Certainly, Americans are prone to thinking “it can’t happen here.” Our country has lived on its reputation as a bastion of freedom and democracy, and since we have never had a national dictatorship at home (though the Jim Crow South was a regional authoritarianism), many people don’t recognize autocratic creep as it unfolds. But as Robert Kagan’s stirring essay for The Washington Post put it: “A Trump dictatorship is increasingly inevitable. We should stop pretending.”

Yet too many are still pretending. President Joe Biden’s age receives far more coverage than Trump’s declarations that if he returns to the White House he will detain and deport millions of people and allow Vladimir Putin’s Russia to “do whatever the hell they want.” Such is his affinity for Russia’s authoritarian that he’d let Moscow attack NATO member states if they pose obstacles to Putin’s imperialist ambitions — a situation that could trigger World War III.

Dwelling in denial is the default mode for millions who have taken our freedoms for granted.

These dire outcomes can seem unreal, a world away from our daily lives of school pickups, doctor visits, work commitments and sports competitions.
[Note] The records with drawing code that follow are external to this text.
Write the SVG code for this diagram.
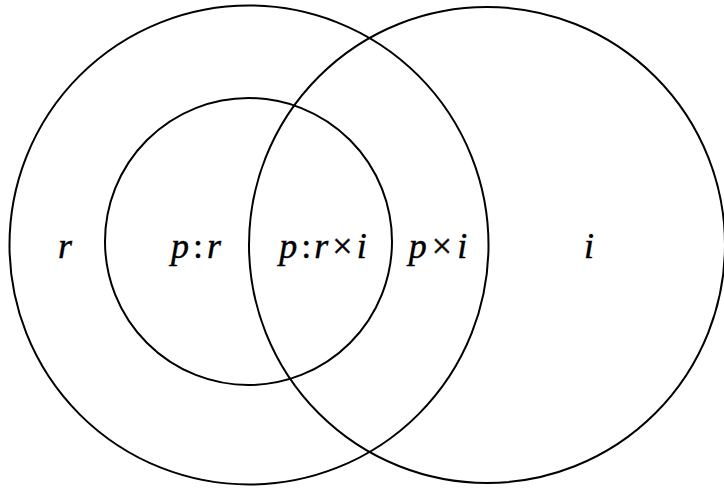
<svg xmlns="http://www.w3.org/2000/svg" width="724" height="488" viewBox="0 0 724 488">
<style>
.c{fill:none;stroke:#000;stroke-width:2}
.t{font-family:"Liberation Serif","Times New Roman",serif;font-style:italic;font-size:36px;fill:#000;stroke:#000;stroke-width:0.4;text-anchor:middle}
.o{font-style:normal}
</style>
<rect width="724" height="488" fill="#fff"/>
<g id="circle-r"><circle class="c" cx="249" cy="245" r="239.5"/></g>
<g id="circle-i"><circle class="c" cx="487" cy="245" r="238"/></g>
<g id="circle-p"><circle class="c" cx="248.5" cy="241.5" r="143.5"/></g>
<g id="labels">
<text class="t" x="65" y="258">r</text>
<text class="t" x="196" y="258">p<tspan class="o" dx="4">:</tspan><tspan dx="4">r</tspan></text>
<text class="t" x="323" y="258">p<tspan class="o" dx="4">:</tspan><tspan dx="3">r</tspan><tspan class="o" dx="4">×</tspan><tspan dx="4">i</tspan></text>
<text class="t" x="438" y="258">p<tspan class="o" dx="5">×</tspan><tspan dx="5">i</tspan></text>
<text class="t" x="589" y="258">i</text>
</g>
</svg>
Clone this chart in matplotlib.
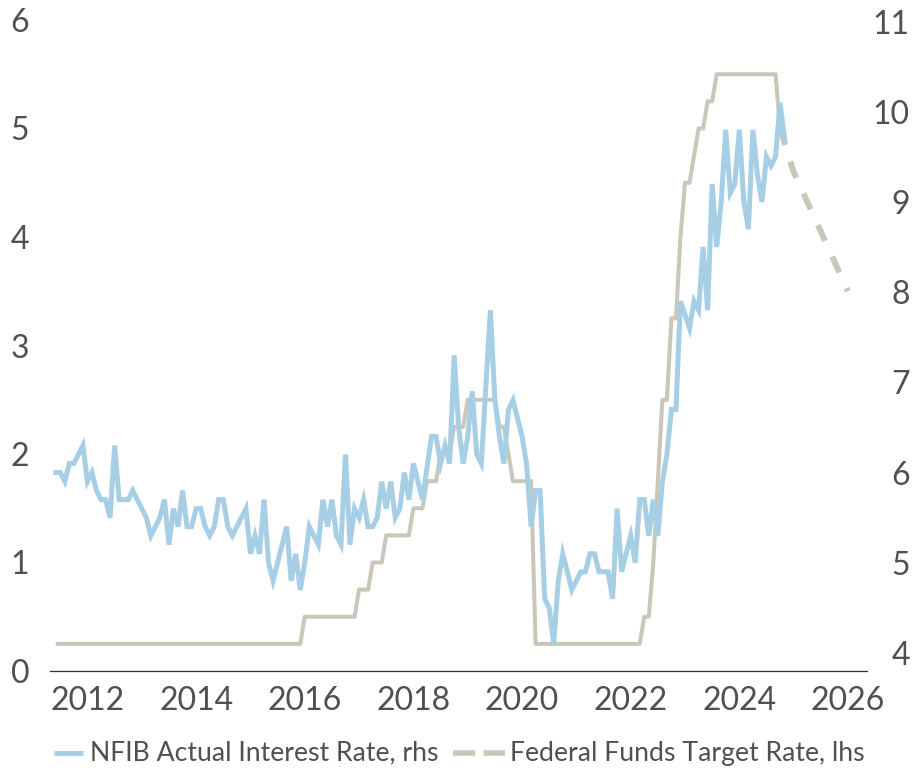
import numpy as np
import pandas as pd
import matplotlib
matplotlib.use("Agg")
import matplotlib.pyplot as plt
from matplotlib.lines import Line2D

plt.rcParams['font.family'] = ['Lato', 'DejaVu Sans']

# NFIB actual interest rate paid on short-term loans (rhs), monthly from Jun 2011
nfib = [6.0, 6.0, 5.9, 6.1, 6.1, 6.2, 6.3,
        5.9, 6.0, 5.8, 5.7, 5.7, 5.5, 6.3, 5.7, 5.7, 5.7, 5.8, 5.7,
        5.6, 5.5, 5.3, 5.4, 5.5, 5.7, 5.2, 5.6, 5.4, 5.8, 5.4, 5.4,
        5.6, 5.6, 5.4, 5.3, 5.4, 5.7, 5.7, 5.4, 5.3, 5.4, 5.5, 5.6,
        5.1, 5.3, 5.1, 5.7, 5.0, 4.8, 5.0, 5.2, 5.4, 4.8, 5.1, 4.7,
        5.0, 5.4, 5.3, 5.2, 5.7, 5.4, 5.7, 5.3, 5.2, 6.2, 5.2, 5.6,
        5.5, 5.7, 5.4, 5.4, 5.5, 5.9, 5.6, 5.9, 5.5, 5.6, 6.0, 5.7,
        6.1, 5.9, 5.7, 6.05, 6.4, 6.4, 6.1, 6.3, 6.1, 7.3, 6.5, 6.1,
        6.4, 6.9, 6.2, 6.1, 6.95, 7.8, 6.8, 6.4, 6.1, 6.7, 6.8, 6.6,
        6.4, 6.1, 5.4, 5.8, 5.8, 4.6, 4.5, 4.1, 4.8, 5.1, 4.9, 4.7,
        4.8, 4.9, 4.9, 5.1, 5.1, 4.9, 4.9, 4.9, 4.6, 5.6, 4.9, 5.1,
        5.3, 5.0, 5.7, 5.7, 5.3, 5.7, 5.3, 5.9, 6.2, 6.7, 6.7, 7.9,
        7.75, 7.6, 7.9, 7.8, 8.5, 7.8, 9.2, 8.5, 9.0, 9.8, 9.1, 9.2,
        9.8, 9.0, 8.7, 9.8, 9.3, 9.0, 9.5, 9.4, 9.5, 10.1, 9.7]

# Federal funds target rate, upper bound (lhs), monthly from Jun 2011
fed = ([0.25] * 55 + [0.5] * 12 + [0.75] * 3 + [1.0] * 3 + [1.25] * 6
       + [1.5] * 3 + [1.75] * 3 + [2.0] * 3 + [2.25] * 3 + [2.5] * 7
       + [2.25] * 2 + [2.0] + [1.75] * 5 + [0.25] * 24 + [0.5] * 2
       + [1.0] + [1.75] + [2.5] * 2 + [3.25] * 2 + [4.0] + [4.5] * 2
       + [4.75] + [5.0] * 2 + [5.25] * 2 + [5.5] * 14 + [5.0])

# forecast path for the fed funds rate
fc_dates = ['2024-10-01', '2025-01-01', '2026-01-01']
fc_vals = [5.0, 4.6, 3.5]

years = list(range(2012, 2027, 2))


def to_year(d):
    d = pd.to_datetime(d)
    return d.year + (d.month - 1) / 12 + (d.day - 1) / 365


t_nfib = to_year(pd.date_range('2011-06-01', periods=len(nfib), freq='MS'))
t_fed = to_year(pd.date_range('2011-06-01', periods=len(fed), freq='MS'))
t_fc = to_year(pd.DatetimeIndex(fc_dates))

blue = '#a6cfe6'
grey = '#cac7ba'
txt = '#505050'

fig = plt.figure(figsize=(9.17, 7.69), dpi=100)
ax = fig.add_axes([50 / 917, 1 - 671 / 769, 816.7 / 917, 651 / 769])
ax2 = ax.twinx()

ax.plot(t_fed, fed, color=grey, lw=2.9, solid_capstyle='butt')
ax.plot(t_fc, fc_vals, color=grey, lw=4.3, dashes=(2.9, 2.9))
ax2.plot(t_nfib, nfib, color=blue, lw=3.6, solid_joinstyle='miter')

ax.set_xlim(2011.31, 2026.345)
ax.set_ylim(0, 6)
ax2.set_ylim(3.80, 11.017)
ax.set_xticks(years)
ax.set_yticks(range(0, 7))
ax2.set_yticks(range(4, 12))

for s in ['top', 'left', 'right']:
    ax.spines[s].set_visible(False)
ax.spines['bottom'].set_color('#333333')
ax.spines['bottom'].set_linewidth(0.9)
for s in ax2.spines.values():
    s.set_visible(False)

ax.tick_params(axis='x', length=0, pad=11, labelsize=23, labelcolor=txt)
ax.tick_params(axis='y', length=0, pad=15, labelsize=23, labelcolor=txt)
ax2.tick_params(axis='y', length=0, pad=31, labelsize=23, labelcolor=txt)
for lab in ax2.get_yticklabels():
    lab.set_horizontalalignment('right')

# legend drawn by hand, the two keys have different lengths
ly = 1 - 753 / 769
fig.add_artist(Line2D([54 / 917, 83 / 917], [ly, ly], color=blue, lw=3.6,
                      solid_capstyle='butt'))
fig.text(90.5 / 917, ly, 'NFIB Actual Interest Rate, rhs', fontsize=19.2,
         color=txt, va='center', ha='left')
fig.add_artist(Line2D([453 / 917, 505 / 917], [ly, ly], color=grey, lw=4.0,
                      dashes=(4.0, 1.5)))
fig.text(510 / 917, ly, 'Federal Funds Target Rate, lhs', fontsize=19.2,
         color=txt, va='center', ha='left')

fig.savefig('out.png', dpi=100)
Dwelling in denial is the default mode for millions who have taken our freedoms for granted and don’t want to think about how their lives would be altered by the advent of authoritarian governance in America.

Americans are not the first to live in a state of collective denial. Authoritarians have often told us what they are going to do, but people have rarely believed them, or they have felt that since they didn’t fit the profile of those the autocrat was targeting, they wouldn’t be affected. Later, when it came their turn to be harassed or persecuted, it was too late to do much about it.

When Italian Prime Minister Benito Mussolini declared dictatorship in 1925, most active anti-Fascists tried to leave Italy or went into hiding to avoid going to jail. But Ignazio Silone, an Italian Communist who took refuge in a safe house in Milan, heard a comrade say that even as the streets filled with Fascist security forces, people lined up outside the La Scala opera house, waiting to see the latest spectacle as though Mussolini’s seizure of power did not concern them.

In Germany, the Jewish linguist Victor Klemperer, who kept a diary of his life during Hitler’s rule, was not in denial, but had to stay in Nazi Germany since he could not find a university position abroad. “Don’t think about it, live one’s life, bury oneself in the most private matters!” he wrote on Sept. 20, 1938, hoping that each new round of persecution would be the last.

Even when democracy dies by coup, and the repression is heavy and immediate, some underestimate the impact and view the situation as merely temporary. After Chile’s bloody 1973 coup, former Chilean President Eduardo Frei Montalva, a conservative Christian Democrat, was sure that the new military dictatorship would restore order and then “return power to democracy.” But as dictator Augusto Pinochet tightened his grip, Frei realized his grave error and began to criticize the regime. He would die less than a decade later, with his family alleging that Frei was poisoned on Pinochet’s orders.

Tyranny “advances with the pace of a tightening screw rather than with the dash of the executioner’s blade,” wrote the Italian anti-Fascist exile G.A. Borgese in 1937. We can learn from this sad history and treat the actions and declarations of Trump with all the gravity they deserve.